Wherever Raybaud went, helpless to interfere, there was the crackle of flames and the crash of masonry. Everywhere too there were the screams of victims, competing with another sound which was to haunt Raybaud’s memory – the guttural ululation of the Greek soldier in sight of his victim, and then the change of note as the ataghan was plunged in, an inhuman blood cry that was half scream, half laugh, ‘ le cri de l’homme-tigre, de l’homme devorant l’homme’ . 22

If the sun beat down in judgement all that day, night brought no relief. The slaughter went on, and with it the search under the October moon for fresh victims, dragged from their hiding places. Mere death, as Raybaud says, was a gift of rare generosity. Some faced it when it came, however, with a curious impassivity, an indifference almost.

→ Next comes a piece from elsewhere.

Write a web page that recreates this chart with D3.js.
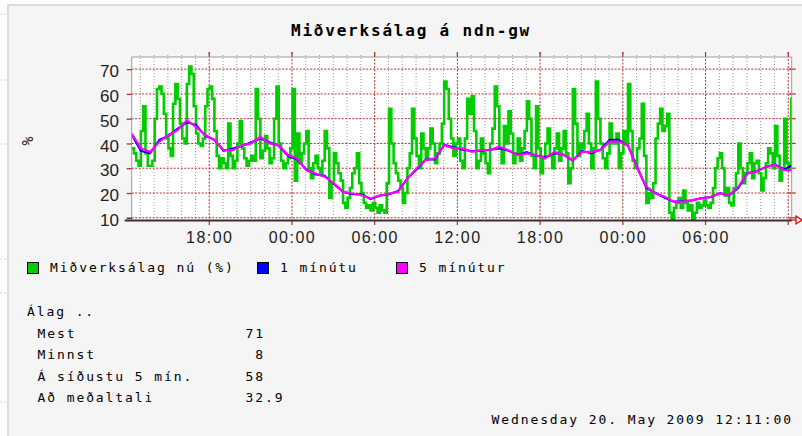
<!DOCTYPE html>
<html><head><meta charset="utf-8">
<script src="https://cdn.jsdelivr.net/npm/d3@7"></script>
<style>body{margin:0;background:#fff}svg{display:block}</style>
</head><body>
<svg id="c" width="802" height="436"></svg>
<script>
// ---------- data ----------
const title = "Miðverksálag á ndn-gw";
const yTicks = [10, 20, 30, 40, 50, 60, 70];
const xTickTimes = ["2009-05-18T18:00:00","2009-05-19T00:00:00","2009-05-19T06:00:00","2009-05-19T12:00:00","2009-05-19T18:00:00","2009-05-20T00:00:00","2009-05-20T06:00:00"];
const xTickLabels = ["18:00","00:00","06:00","12:00","18:00","00:00","06:00"];
const startTime = "2009-05-18T12:22:30";
const endTime = "2009-05-20T12:15:00";
const greenStepMin = 10;
const green = [
  38,36,33,31,45,55,36,31,31,33,50,62,63,60,52,42,38,35,56,64,58,48,42,40,64,71,68,55,44,40,39,42,55,62,63,58,
  45,35,30,34,32,30,48,35,30,33,40,49,38,34,31,33,35,33,62,50,34,37,43,38,32,34,50,63,40,33,30,32,34,38,62,25,
  44,32,36,40,45,30,26,32,35,30,28,33,45,38,18,24,36,32,28,25,16,14,18,22,28,30,36,24,20,16,14,15,13,16,14,12,
  15,13,12,24,54,40,32,28,25,22,16,20,30,36,54,42,35,30,44,38,34,38,46,40,32,36,40,48,65,62,50,42,35,40,42,33,
  30,42,58,52,59,45,30,33,42,36,32,28,40,46,63,55,38,32,47,40,53,44,32,36,42,33,38,45,57,50,35,30,55,38,28,34,
  40,46,35,30,38,44,33,38,45,36,24,30,62,48,35,40,38,45,52,40,30,38,65,50,40,34,30,36,48,40,40,44,30,36,45,40,
  64,45,33,30,38,42,56,35,16,20,18,24,42,48,54,45,47,52,12,9,14,16,18,14,21,16,13,15,9,12,16,14,15,17,15,14,
  16,22,30,34,36,30,19,22,16,15,22,28,40,30,24,28,32,36,26,32,33,28,21,26,32,38,36,30,47,35,25,30,50,32,30,58];
const avgStepMin = 40;
const avg5 = [44,38,36.6,40.7,43.4,45.4,49.4,46.7,43.4,41.4,
  37.3,37.3,39.3,40,42.7,40,39.3,35.3,34,29.2,
  27.9,26.6,23.9,20.5,19.8,19.2,17.8,18.9,19.8,20.5,
  25.9,29.9,33.3,34,39.3,38,38,36.6,37.3,37.3,
  38.7,37.3,35.3,36,35.3,34,36.6,35.3,33.3,36.6,
  36.6,37.3,40.7,40.7,39.3,30,22.5,19.8,18.5,16.5,
  16.5,17.1,17.8,18.5,19.8,19.2,22.5,27.9,28.6,30.6,
  31.3,29.2,29.2];
const avg1 = [43.5,37,36,41.5,43,46,48.5,47.5,43,41.5,
  37,38,39,40.5,42,40.5,39,35,33.5,29.5,
  27.5,27,23.5,20.5,19.5,19.5,17.5,19,19.5,20.8,
  26,29.5,33.5,33.5,39.5,38.5,37.5,37,37,37.5,
  38,37,35.5,36.5,35,34.5,36,35.5,33,37,
  36,37.5,41.5,41.5,39,30.5,22,20,18,16.5,
  16.8,17,18,18.3,20,19,22,28,28.8,30.5,
  31.5,29.5,31.5];
const legendLabels = ["Miðverksálag nú (%)", "1 mínútu", "5 mínútur"];
const legendColors = ["#00cc00", "#0000ff", "#ff00ff"];
const statHeader = "Álag ..";
const statLabels = ["Mest", "Minnst", "Á síðustu 5 mín.", "Að meðaltali"];
const statValues = ["71", " 8", "58", "32.9"];
const dateText = "Wednesday 20. May 2009 12:11:00";
const yLabel = "%";

// ---------- layout ----------
const svg = d3.select("#c");
const P = {l: 131.7, r: 791.7, t: 57, b: 220};
const t0 = new Date(startTime), t1 = new Date(endTime);
const x = d3.scaleTime().domain([t0, t1]).range([P.l, P.r]);
const y = d3.scaleLinear().domain([9.1, 74.9]).range([P.b, P.t]);
const mono = "'DejaVu Sans Mono', monospace";
const sans = "'Liberation Sans', Arial, sans-serif";
const red = "#b03030";

// page background / frame
svg.append("rect").attr("width", 802).attr("height", 436).attr("fill", "#ffffff");
svg.append("rect").attr("x", 8).attr("y", 5).attr("width", 800).attr("height", 440)
  .attr("fill", "#f5f5f5").attr("stroke", "#dcdcdc").attr("stroke-width", 2);
[14, 80, 144, 259, 293, 402].forEach(v => svg.append("line")
  .attr("x1", 0).attr("x2", 6).attr("y1", v).attr("y2", v)
  .attr("stroke", "#c8d4f0").attr("stroke-dasharray", "2,2"));

// title
svg.append("text").attr("x", 411).attr("y", 36).attr("text-anchor", "middle")
  .attr("font-family", mono).attr("font-weight", "bold").attr("font-size", 16)
  .attr("letter-spacing", "1.8px").attr("fill", "#000").text(title);

// plot area
svg.append("rect").attr("x", P.l).attr("y", P.t).attr("width", P.r - P.l).attr("height", P.b - P.t)
  .attr("fill", "#ffffff");

// grid
const hours = d3.timeHour.range(d3.timeHour.ceil(t0), t1);
const g = svg.append("g");
g.selectAll("line.minor").data(hours.filter(h => h.getHours() % 6 !== 0)).join("line")
  .attr("x1", d => x(d)).attr("x2", d => x(d)).attr("y1", P.t - 2).attr("y2", P.b + 2)
  .attr("stroke", "#9c9c9c").attr("stroke-width", 1).attr("stroke-dasharray", "1,2");
g.selectAll("line.hmaj").data(yTicks).join("line")
  .attr("x1", P.l).attr("x2", P.r).attr("y1", d => y(d)).attr("y2", d => y(d))
  .attr("stroke", red).attr("stroke-width", 1).attr("stroke-dasharray", "2,1.5");
const majors = hours.filter(h => h.getHours() % 6 === 0);
g.selectAll("line.vmaj").data(majors).join("line")
  .attr("x1", d => x(d)).attr("x2", d => x(d)).attr("y1", P.t - 5).attr("y2", P.b)
  .attr("stroke", red).attr("stroke-width", 1).attr("stroke-dasharray", "2,1.5");
g.selectAll("line.vmajt").data(majors).join("line")
  .attr("x1", d => x(d)).attr("x2", d => x(d)).attr("y1", P.b).attr("y2", P.b + 5)
  .attr("stroke", red).attr("stroke-width", 1.2);
g.selectAll("line.vmajtop").data(majors).join("line")
  .attr("x1", d => x(d)).attr("x2", d => x(d)).attr("y1", P.t - 5).attr("y2", P.t)
  .attr("stroke", red).attr("stroke-width", 1.2);
g.selectAll("line.rt").data(yTicks).join("line")
  .attr("x1", P.r - 3).attr("x2", P.r + 4).attr("y1", d => y(d)).attr("y2", d => y(d))
  .attr("stroke", red).attr("stroke-width", 1.2);

// clip
svg.append("clipPath").attr("id", "clip").append("rect")
  .attr("x", P.l).attr("y", P.t).attr("width", P.r - P.l).attr("height", P.b - P.t);

// series
const gT = i => d3.timeMinute.offset(t0, i * greenStepMin);
const aT = i => d3.timeMinute.offset(t0, i * avgStepMin);
const greenPts = green.map((v, i) => [gT(i), v]).concat([[gT(green.length), green[green.length - 1]]]);
const series = svg.append("g").attr("clip-path", "url(#clip)");
series.append("path").datum(greenPts)
  .attr("d", d3.line().x(d => x(d[0])).y(d => y(d[1])).curve(d3.curveStepAfter))
  .attr("fill", "none").attr("stroke", "#00cc00").attr("stroke-width", 2.6).attr("stroke-linejoin", "miter");
series.append("path").datum(avg1.map((v, i) => [aT(i), v]))
  .attr("d", d3.line().x(d => x(d[0])).y(d => y(d[1])))
  .attr("fill", "none").attr("stroke", "#0000ff").attr("stroke-width", 2);
series.append("path").datum(avg5.map((v, i) => [aT(i), v]))
  .attr("d", d3.line().x(d => x(d[0])).y(d => y(d[1])))
  .attr("fill", "none").attr("stroke", "#ff00ff").attr("stroke-width", 2.2);

// frame
svg.append("line").attr("x1", P.l).attr("x2", P.r).attr("y1", P.t).attr("y2", P.t).attr("stroke", "#9a9a9a");
svg.append("line").attr("x1", P.r).attr("x2", P.r).attr("y1", P.t).attr("y2", P.b).attr("stroke", "#9a9a9a");
svg.append("line").attr("x1", P.l).attr("x2", P.l).attr("y1", P.t).attr("y2", P.b).attr("stroke", "#9a9a9a");

// y axis
const yAx = svg.append("g").attr("transform", `translate(${P.l},0)`)
  .call(d3.axisLeft(y).tickValues(yTicks).tickSize(5).tickPadding(7.7).tickFormat(d3.format("d")));
yAx.select(".domain").remove();
yAx.selectAll(".tick line").attr("stroke", d => d === 10 ? "#222" : red).attr("stroke-width", 1.3);
yAx.selectAll(".tick text").attr("font-family", sans).attr("font-size", 17).attr("fill", "#222").attr("dy", "0.45em");

// x axis
const xAx = svg.append("g").attr("transform", `translate(0,${P.b})`)
  .call(d3.axisBottom(x).tickValues(xTickTimes.map(s => new Date(s))).tickSize(0)
    .tickFormat((d, i) => xTickLabels[i]));
xAx.select(".domain").remove();
xAx.selectAll(".tick text").attr("font-family", sans).attr("font-size", 16).attr("fill", "#222")
  .attr("letter-spacing", "1.5px").attr("y", 23).attr("dy", 0);
svg.append("line").attr("x1", P.l - 7).attr("x2", P.r).attr("y1", P.b + 0.5).attr("y2", P.b + 0.5)
  .attr("stroke", "#333").attr("stroke-width", 2);
svg.append("line").attr("x1", P.r - 3).attr("x2", 796).attr("y1", P.b).attr("y2", P.b).attr("stroke", "#e00000").attr("stroke-width", 1.2);
svg.append("path").attr("d", `M796,${P.b - 4}L802,${P.b}L796,${P.b + 4}Z`)
  .attr("fill", "none").attr("stroke", "#e00000").attr("stroke-width", 1.2);

// y label
svg.append("text").attr("transform", "translate(28,141) rotate(-90)").attr("text-anchor", "middle")
  .attr("dominant-baseline", "middle").attr("font-family", mono).attr("font-size", 15).attr("fill", "#222").text(yLabel);

// legend
const legX = [27, 257, 396];
legendLabels.forEach((lab, i) => {
  svg.append("rect").attr("x", legX[i] + 0.5).attr("y", 262.5).attr("width", 11).attr("height", 11)
    .attr("fill", legendColors[i]).attr("stroke", "#000").attr("stroke-width", 1);
  svg.append("text").attr("x", legX[i] + 23).attr("y", 272).attr("font-family", mono).attr("font-size", 13)
    .attr("letter-spacing", "1.9px").attr("fill", "#000").text(lab);
});

// stats
const txt = (s, xx, yy) => svg.append("text").attr("x", xx).attr("y", yy).attr("font-family", mono)
  .attr("font-size", 13).attr("letter-spacing", "1.9px").attr("fill", "#000")
  .style("white-space", "pre").text(s);
txt(statHeader, 27, 316);
statLabels.forEach((s, i) => {
  txt(s, 37.5, 337.5 + i * 21.5);
  txt(statValues[i], 245.5, 337.5 + i * 21.5);
});
txt(dateText, 491.5, 424);
</script>
</body></html>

Others, young women and children, driven by some inexplicable impulse, a symbiotic urge of victim and attacker to bring centuries of religious hatred to a supreme pitch, died goading their killers on to fresh brutalities with insults of ‘infidel’, ‘dog’, and ‘impure’. Only the discovery of one of the town’s Jews could divert a Greek’s hatred from his Turkish victims for a moment. Then he might stop even with his dagger raised, postponing the pleasure to assist in the roasting of a Jew, revenge for the indignities Constantinople’s Jews had heaped on Patriarch Gregorius’s corpse.